Monday, August 13, 2012

Just a Girl with a Broken Carpet Bag full of Dreams

Listening to: Wonder by Emeli Sandé

Line Obsession: "This light is contagious, go go tell your neighbors. Just reach out and pass it on."

I was watching Anne of Green Gables last night and even though Anne of Avonlea is my favorite I am always embarrassed and supremely empowered by Anne. She's so spunky and dreamy and human. She acts without thinking oftentimes and yet thinks so much that people think she's stuck in her imagination. But in reality we know her better than that. She's just being herself, even if she's not always confident in who she is. And that is something so rare and respectable.

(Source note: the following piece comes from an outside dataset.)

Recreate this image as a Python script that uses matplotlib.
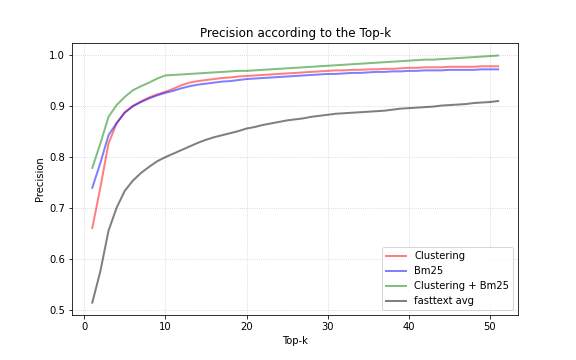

People make me nervous. Especially people I only sort of know, they make me the most nervous. But I've done it before (stepping up to build relationships and lead when I feel like I have no idea what I'm doing), I can do it again (The trick is to act before you can psych/rationalize your way out of it). It's just about remembering that living for God is way more thrilling and rewarding. Therefore, I can live even if I'm afraid, even with butterflies in my stomach I can step up and do something...or a lot of somethings.

Hasn't God already proved to me over and over that He enjoys to use me if I just let Him?! He proved that to me last year at school, He used me even as a freshman to impact the people around me. And He used me at camp to impact not just the campers but my fellow staff.

The more I watch people, the more I realize that no one will ever know how much 1)people look up to them, 2)of an imprint they leave on people's hearts, 3)change they lead

I'm starting to believe that no matter who or where you are that you matter and are a world-changer, even if you don't intend to. So more people should start living like it.

That's one of the biggest lessons I tried to teach my campers, especially since I had the older girls: be a good example because you're an example whether you like it or not.

That's not to say that I'm perfect, one of the biggest reasons I don't act is because I'm afraid people will see me mess up and it will ruin my testimony. How prideful of me! To think that anything I could do would sway the hearts of men more than God already is. Thus, reinforcing the assurance in being able to speak and act in spite of my fear.